Section 7-8-317, being in derogation or modification of common law, must be strictly construed. Only by virtue of that section is corporate stock made subject to levy and sale at all. As to the levy and sale of stock, the legislature saw fit to erect certain limitations, namely, that the stock be certificated, that is, a "security," and that the certificate be seized. A levy which does not comply with the requirements of the statute is "invalid." See, e.g., Kennedy v. Mary Lee Coal Ry. Co., 9 So. at 609. Webster defines valid as "having legal efficacy or force in truth or law." Webster's New Collegiate Dictionary (1981). Paradoxically, then, while levy may be had on a security by actual seizure, until such time, execution and levy directed toward a security is, in legal effect, a nullity. Likewise, a judgment lien, being merely an extension of the execution process, and dependent thereupon for its subject matter, is, as to an Article 8 security, void, prior to the seizure of that security. In other words, a security, unless seized, is not properly "subject to levy and sale upon execution," and, until then, therefore, cannot be encumbered by a lien created pursuant to Section 6-9-211.
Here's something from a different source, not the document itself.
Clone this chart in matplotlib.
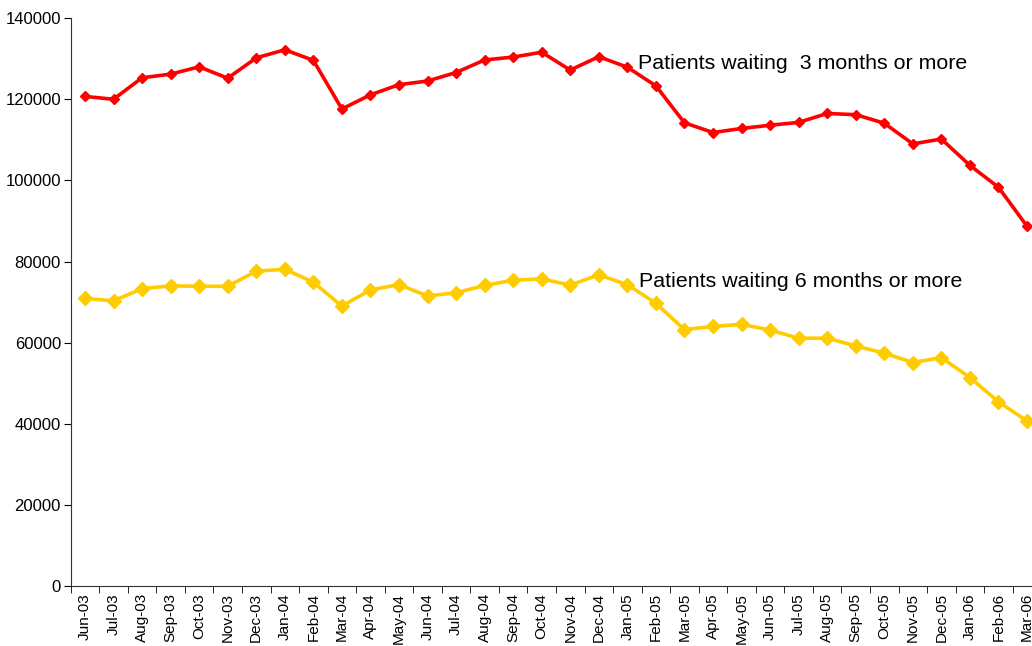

The purpose of Section 7-8-317, as was that of its progenitor, Code, 1928, § 7004(13), is to avoid confusion and litigation over title to corporate stock by preventing attaching or levying creditors from securing rights paramount to those of good faith purchasers in possession of securities. See Official Comment, Ala. Code § 7-8-317 (1975). For that purpose, Section 7-8-317 would be impotent, if a judgment creditor vis-a-vis Section 6-9-211 were allowed to gain rights prior to good faith purchasers in possession of the security.
Based on the foregoing, the Court concludes that the judgment lien of First Developments did not attach to the stock of the Fremar Corporation nor to the money realized from the liquidation of Fremar's corporate assets, and
IT IS ACCORDINGLY ORDERED That the Trustee's objection, as to that point, is GRANTED, and Claim No. 8, the claim of First City Developments is allowed as unsecured.